Operations generate oceans of signals: 4–20 mA loops, digital statuses, PLC tags, recipes, and alarms. On their own, these are numbers and bit flips. With context and the right analytics, they become early warnings, optimized setpoints, and clear business levers—less downtime, better quality, and lower energy.
Why this matters
- Move from firefighting to foresight: catch drift and failure signatures before trips.
- Make KPIs actionable: tie signals to OEE losses (availability, performance, quality), energy intensity, and scrap.
- Scale tribal knowledge: codify expert heuristics and failure patterns into repeatable analytics.
Step 1 — From raw signals to engineered features
Raw signals are rarely decision-ready. Feature engineering turns them into useful inputs:
- Resampling and alignment: consistent timestamps, unit conversions, outlier clipping.
- Derivatives and rates: dT/dt, pressure/flow deltas, ramp rates, and cycle times.
- Windows and aggregates: rolling mean/std/min/max, EWMA, duty cycles, starts/hour.
- Frequency features: vibration bands, harmonics, power factor metrics for motors.
- State inference: batch phases, machine states, and product changeovers from tag patterns.
Step 2 — Add context to reduce false alarms
Signals change meaning with context. Layer in:
- Asset metadata: nameplate data, motor hp, design flows, vendor and firmware.
- Process context: product/recipe, line speed, ambient conditions, maintenance windows.
- Operations: shift/schedule, operator interventions, work orders, and alarm acknowledgements.
Step 3 — Analytics that fit the problem
Start simple, grow as needed. Reliable stacks look like this:
- Rules and SPC: guardbands, interlocks, control charts for stability and drift.
- Anomaly detection: multivariate “normal” profiles per state/recipe, flag deviations.
- Forecasting: short-horizon predictions for level, pressure, temperature; anticipate constraint violations.
- Remaining useful life (RUL): trend degradation features (e.g., vibration) to schedule maintenance.
- Optimization: setpoints and schedules that minimize cost (kWh, scrap) subject to safety/quality constraints.
From insights to actions (operator-first)
Insights must be timely, explainable, and actionable:
- Clear message: what changed, likely cause, confidence, and suggested next step.
- Where it lands: HMI guidance for nudges; SCADA alarms for escalations; CMMS work orders for maintenance.
- Feedback loop: operators tag outcomes (useful/false); models and thresholds improve.

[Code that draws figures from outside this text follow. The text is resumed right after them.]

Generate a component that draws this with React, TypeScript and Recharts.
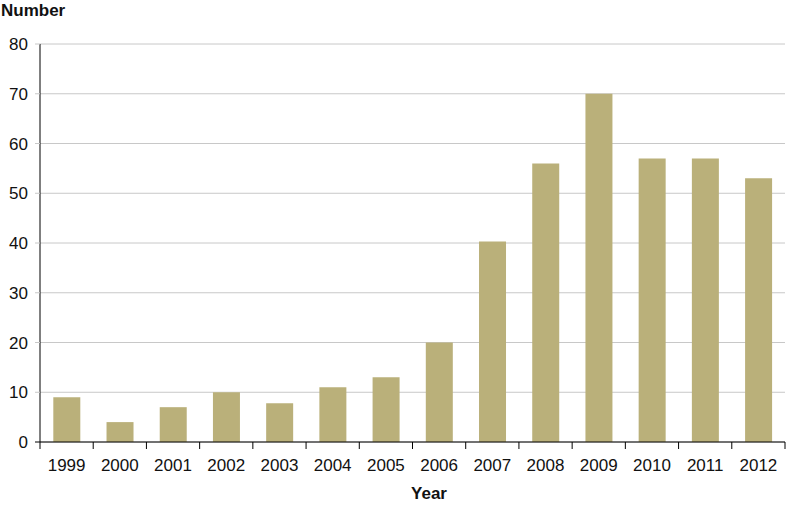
import React from 'react';
import { BarChart, Bar, XAxis, YAxis, CartesianGrid } from 'recharts';

const years = ['1999', '2000', '2001', '2002', '2003', '2004', '2005', '2006', '2007', '2008', '2009', '2010', '2011', '2012'];
const counts = [9, 4, 7, 10, 7.8, 11, 13, 20, 40.3, 56, 70, 57, 57, 53];
const yTicks = [0, 10, 20, 30, 40, 50, 60, 70, 80];

const data = years.map((y, i) => ({ year: y, value: counts[i] }));

const W = 790;
const H = 505;
const M = { top: 44, right: 5, bottom: 0, left: 0 };
const Y_W = 40;
const X_H = 63;
const FONT = '"Liberation Sans", Arial, sans-serif';
const BAND = (W - M.left - M.right - Y_W) / years.length;

const XTick = (props: any) => {
  const { x, y, payload, index } = props;
  const left = x - BAND / 2;
  const right = x + BAND / 2;
  return (
    <g>
      <line x1={left} x2={left} y1={y} y2={y + 7} stroke="#000" strokeWidth={1} />
      {index === years.length - 1 && (
        <line x1={right} x2={right} y1={y} y2={y + 7} stroke="#000" strokeWidth={1} />
      )}
      <text x={x} y={y + 29} textAnchor="middle" fontFamily={FONT} fontSize={17} fill="#111">
        {payload.value}
      </text>
    </g>
  );
};

const YTick = (props: any) => {
  const { x, y, payload } = props;
  return (
    <g>
      <line x1={x - 5} x2={x} y1={y} y2={y} stroke={payload.value === 0 ? '#000' : '#c8c8c8'} strokeWidth={1} />
      <text x={x - 12} y={y + 6} textAnchor="end" fontFamily={FONT} fontSize={17} fill="#111">
        {payload.value}
      </text>
    </g>
  );
};

export default function App() {
  return (
    <div style={{ position: 'absolute', left: 0, top: 0, width: W, height: H, background: '#fff' }}>
      <BarChart width={W} height={H} data={data} margin={M} barCategoryGap="25%">
        <CartesianGrid horizontal vertical={false} stroke="#c8c8c8" strokeWidth={1} />
        <XAxis
          dataKey="year"
          height={X_H}
          tick={<XTick />}
          tickLine={false}
          tickSize={0}
          tickMargin={0}
          axisLine={{ stroke: '#000', strokeWidth: 1 }}
          interval={0}
        />
        <YAxis
          width={Y_W}
          domain={[0, 80]}
          ticks={yTicks}
          tick={<YTick />}
          tickLine={false}
          tickSize={0}
          tickMargin={0}
          axisLine={{ stroke: '#000', strokeWidth: 1 }}
          interval={0}
        />
        <Bar dataKey="value" fill="#BAB07A" isAnimationActive={false} />
      </BarChart>
      <div style={{ position: 'absolute', left: 1, top: 1, fontFamily: FONT, fontWeight: 'bold', fontSize: 17, color: '#111', lineHeight: '20px' }}>
        Number
      </div>
      <div style={{ position: 'absolute', left: 429, top: 484, transform: 'translateX(-50%)', fontFamily: FONT, fontWeight: 'bold', fontSize: 17, color: '#111', lineHeight: '20px' }}>
        Year
      </div>
    </div>
  );
}
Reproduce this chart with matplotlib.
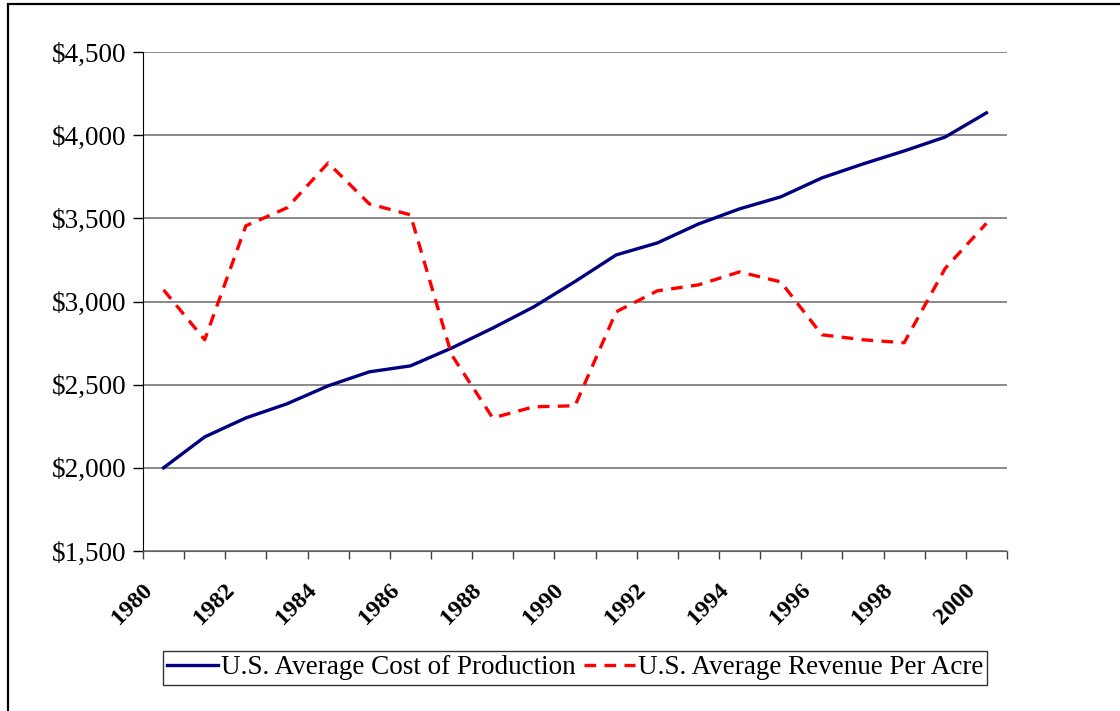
import matplotlib.pyplot as plt
import matplotlib.patches as mpatches
from matplotlib.ticker import FuncFormatter, FixedLocator
import matplotlib.transforms as mtransforms

years = list(range(1980, 2001))
cost = [2000, 2186, 2300, 2385, 2493, 2577, 2613, 2720, 2840, 2968, 3120,
        3280, 3352, 3466, 3557, 3629, 3743, 3827, 3905, 3989, 4134]
revenue = [3070, 2770, 3455, 3563, 3833, 3587, 3521, 2680, 2300, 2367, 2373,
           2938, 3064, 3100, 3178, 3118, 2800, 2770, 2752, 3200, 3470]
labels = ['U.S. Average Cost of Production', 'U.S. Average Revenue Per Acre']

plt.rcParams['font.family'] = ['Liberation Serif', 'DejaVu Serif']

fig = plt.figure(figsize=(11.2, 7.11), dpi=100)
ax = fig.add_axes([143 / 1120, 1 - 551 / 711, 864 / 1120, 499 / 711])

x = list(range(len(years)))
ax.plot(x, cost, color='#000080', lw=2.4, label=labels[0], solid_joinstyle='round')
ax.plot(x, revenue, color='#ff0000', lw=2.4, ls=(0, (3.5, 2.5)), label=labels[1])

ax.set_xlim(-0.5, len(years) - 0.5)
ax.set_ylim(1500, 4500)
ax.set_yticks(range(1500, 4501, 500))
ax.yaxis.set_major_formatter(FuncFormatter(lambda v, p: '${:,.0f}'.format(v)))
ax.grid(axis='y', color='#808080', lw=1.3)
ax.set_axisbelow(True)

# tick marks between categories, labels on every other year
ax.xaxis.set_minor_locator(FixedLocator([i - 0.5 for i in range(len(years) + 1)]))
ax.set_xticks(x[::2])
ax.set_xticklabels([str(y) for y in years[::2]], rotation=45, ha='right',
                   rotation_mode='anchor', fontsize=17.5, fontweight='bold')
ax.tick_params(axis='x', which='major', length=0, pad=12)
ax.tick_params(axis='x', which='minor', length=6, width=1, color='#404040', direction='out')
ax.tick_params(axis='y', length=7, width=1, labelsize=19.5, direction='out', pad=5)

# nudge year labels (after tick_params, which resets transforms)
shift = mtransforms.ScaledTranslation(-22 / 100, -12 / 100, fig.dpi_scale_trans)
for t in ax.get_xticklabels():
    t.set_transform(t.get_transform() + shift)

for s in ['top', 'right']:
    ax.spines[s].set_visible(False)
ax.spines['left'].set_color('black')
ax.spines['bottom'].set_color('#606060')

leg = fig.legend(loc='center', bbox_to_anchor=(575 / 1120, 1 - 668 / 711),
                 ncol=2, fontsize=19.5, frameon=True, fancybox=False,
                 edgecolor='black', handlelength=1.9, handletextpad=0.1,
                 columnspacing=0.3, borderpad=0.15, borderaxespad=0)
leg.get_frame().set_linewidth(1.0)

# outer chart border (cropped at right and bottom)
fig.patches.append(mpatches.Rectangle((8 / 1120, -0.1), 1.2, (711 - 4) / 711 + 0.1,
                                      transform=fig.transFigure, fill=False,
                                      edgecolor='black', lw=1.6))

fig.savefig('out.png', dpi=100)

Scenarios and business impact
- Avoid unplanned downtime: rising current and vibration bands on a filler motor predict bearing wear; planned swap prevents a 4-hour outage.
- Stabilize quality: subtle temperature/pressure drift predicts off-spec viscosity; setpoint adjustment reduces rework by 2%.

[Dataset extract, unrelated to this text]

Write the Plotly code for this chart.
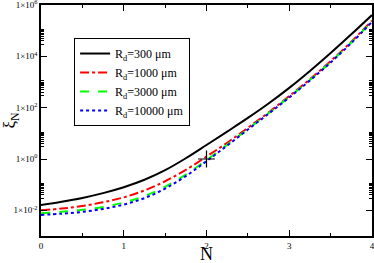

- Cut energy intensity: VFD scheduling and pressure optimization shave kWh without missing throughput.
- Reduce alarm floods: deduplicate and correlate upstream causes; fewer nuisance pages, faster root-cause.
Architecture that works with what you have
- Keep control in PLC/SCADA. Mirror time-series to a historian/message bus (OPC UA, MQTT, or native historian export).
- Edge + cloud: compute fast features and first-pass alerts on gateways; train and compare fleets centrally.
- Contracts and catalogs: tag dictionaries, units, and asset hierarchies prevent silent breakage.
Implementation roadmap
- Pick one asset/class with pain (e.g., chronic micro-stops or high scrap).
- Map signals → features → decisions; define acceptance criteria (MTBF, scrap %, kWh/unit).
- Build baselines and simple thresholds; add anomaly detection if needed.
- Close the loop: operator messages/HMI guidance and CMMS integration.
- Prove the delta; templatize and roll out across similar assets.
KPIs to track
- MTBF and planned vs. unplanned downtime
- OEE breakdown (availability, performance, quality)
- Energy intensity (kWh/unit) and demand charges
- First pass yield and scrap/rework
- Alert precision/recall and operator “useful” rate
Bottom line
You already have the data. The win comes from shaping it into features, adding context, and choosing the simplest analytics that work. Start with one clear decision, measure the impact, and scale the pattern. That’s how raw tags turn into real business results.